* _DATA_
--------------------------------

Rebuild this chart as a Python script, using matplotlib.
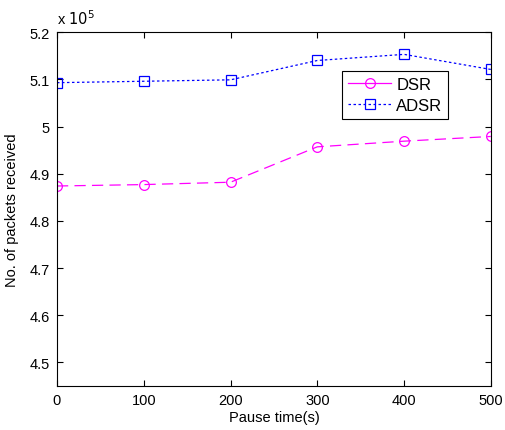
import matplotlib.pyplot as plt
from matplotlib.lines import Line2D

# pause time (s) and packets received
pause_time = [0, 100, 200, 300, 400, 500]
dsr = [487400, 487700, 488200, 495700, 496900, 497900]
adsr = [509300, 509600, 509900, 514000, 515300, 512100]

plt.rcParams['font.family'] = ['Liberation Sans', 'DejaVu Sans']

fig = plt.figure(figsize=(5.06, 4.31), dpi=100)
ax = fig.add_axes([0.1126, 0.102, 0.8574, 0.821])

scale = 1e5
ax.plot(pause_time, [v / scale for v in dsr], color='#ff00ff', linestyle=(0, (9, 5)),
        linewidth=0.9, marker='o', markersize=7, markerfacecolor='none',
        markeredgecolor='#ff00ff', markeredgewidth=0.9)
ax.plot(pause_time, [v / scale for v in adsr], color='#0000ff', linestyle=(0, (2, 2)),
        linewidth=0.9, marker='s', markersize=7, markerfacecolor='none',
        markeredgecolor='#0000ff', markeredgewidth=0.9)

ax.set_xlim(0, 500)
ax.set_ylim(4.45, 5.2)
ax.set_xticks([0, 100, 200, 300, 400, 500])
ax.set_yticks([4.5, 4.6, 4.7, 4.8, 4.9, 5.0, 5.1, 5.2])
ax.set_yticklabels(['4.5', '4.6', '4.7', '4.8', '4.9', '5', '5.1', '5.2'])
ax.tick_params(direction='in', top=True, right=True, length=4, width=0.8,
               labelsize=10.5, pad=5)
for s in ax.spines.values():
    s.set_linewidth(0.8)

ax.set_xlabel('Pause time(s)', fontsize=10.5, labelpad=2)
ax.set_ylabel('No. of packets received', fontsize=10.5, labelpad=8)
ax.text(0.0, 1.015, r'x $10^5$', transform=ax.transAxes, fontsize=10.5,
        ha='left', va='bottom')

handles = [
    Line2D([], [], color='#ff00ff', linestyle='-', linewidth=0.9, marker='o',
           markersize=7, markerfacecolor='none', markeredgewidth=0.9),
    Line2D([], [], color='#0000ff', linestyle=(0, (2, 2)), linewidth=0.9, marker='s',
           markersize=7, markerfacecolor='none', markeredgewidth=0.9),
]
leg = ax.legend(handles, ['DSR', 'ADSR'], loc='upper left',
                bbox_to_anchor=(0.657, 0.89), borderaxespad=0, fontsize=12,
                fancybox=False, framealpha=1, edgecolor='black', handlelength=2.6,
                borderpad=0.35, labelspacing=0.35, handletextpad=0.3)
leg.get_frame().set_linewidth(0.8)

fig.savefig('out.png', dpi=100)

--------------------------------

Without including any picture, repeat the data exactly.

* _OUTPUT OF THE EXERCISE_
Rebuild this chart as a Python script, using matplotlib.
import matplotlib.pyplot as plt
from matplotlib.lines import Line2D

# pause time (s) and packets received
pause_time = [0, 100, 200, 300, 400, 500]
dsr = [487400, 487700, 488200, 495700, 496900, 497900]
adsr = [509300, 509600, 509900, 514000, 515300, 512100]

plt.rcParams['font.family'] = ['Liberation Sans', 'DejaVu Sans']

fig = plt.figure(figsize=(5.06, 4.31), dpi=100)
ax = fig.add_axes([0.1126, 0.102, 0.8574, 0.821])

scale = 1e5
ax.plot(pause_time, [v / scale for v in dsr], color='#ff00ff', linestyle=(0, (9, 5)),
        linewidth=0.9, marker='o', markersize=7, markerfacecolor='none',
        markeredgecolor='#ff00ff', markeredgewidth=0.9)
ax.plot(pause_time, [v / scale for v in adsr], color='#0000ff', linestyle=(0, (2, 2)),
        linewidth=0.9, marker='s', markersize=7, markerfacecolor='none',
        markeredgecolor='#0000ff', markeredgewidth=0.9)

ax.set_xlim(0, 500)
ax.set_ylim(4.45, 5.2)
ax.set_xticks([0, 100, 200, 300, 400, 500])
ax.set_yticks([4.5, 4.6, 4.7, 4.8, 4.9, 5.0, 5.1, 5.2])
ax.set_yticklabels(['4.5', '4.6', '4.7', '4.8', '4.9', '5', '5.1', '5.2'])
ax.tick_params(direction='in', top=True, right=True, length=4, width=0.8,
               labelsize=10.5, pad=5)
for s in ax.spines.values():
    s.set_linewidth(0.8)

ax.set_xlabel('Pause time(s)', fontsize=10.5, labelpad=2)
ax.set_ylabel('No. of packets received', fontsize=10.5, labelpad=8)
ax.text(0.0, 1.015, r'x $10^5$', transform=ax.transAxes, fontsize=10.5,
        ha='left', va='bottom')

handles = [
    Line2D([], [], color='#ff00ff', linestyle='-', linewidth=0.9, marker='o',
           markersize=7, markerfacecolor='none', markeredgewidth=0.9),
    Line2D([], [], color='#0000ff', linestyle=(0, (2, 2)), linewidth=0.9, marker='s',
           markersize=7, markerfacecolor='none', markeredgewidth=0.9),
]
leg = ax.legend(handles, ['DSR', 'ADSR'], loc='upper left',
                bbox_to_anchor=(0.657, 0.89), borderaxespad=0, fontsize=12,
                fancybox=False, framealpha=1, edgecolor='black', handlelength=2.6,
                borderpad=0.35, labelspacing=0.35, handletextpad=0.3)
leg.get_frame().set_linewidth(0.8)

fig.savefig('out.png', dpi=100)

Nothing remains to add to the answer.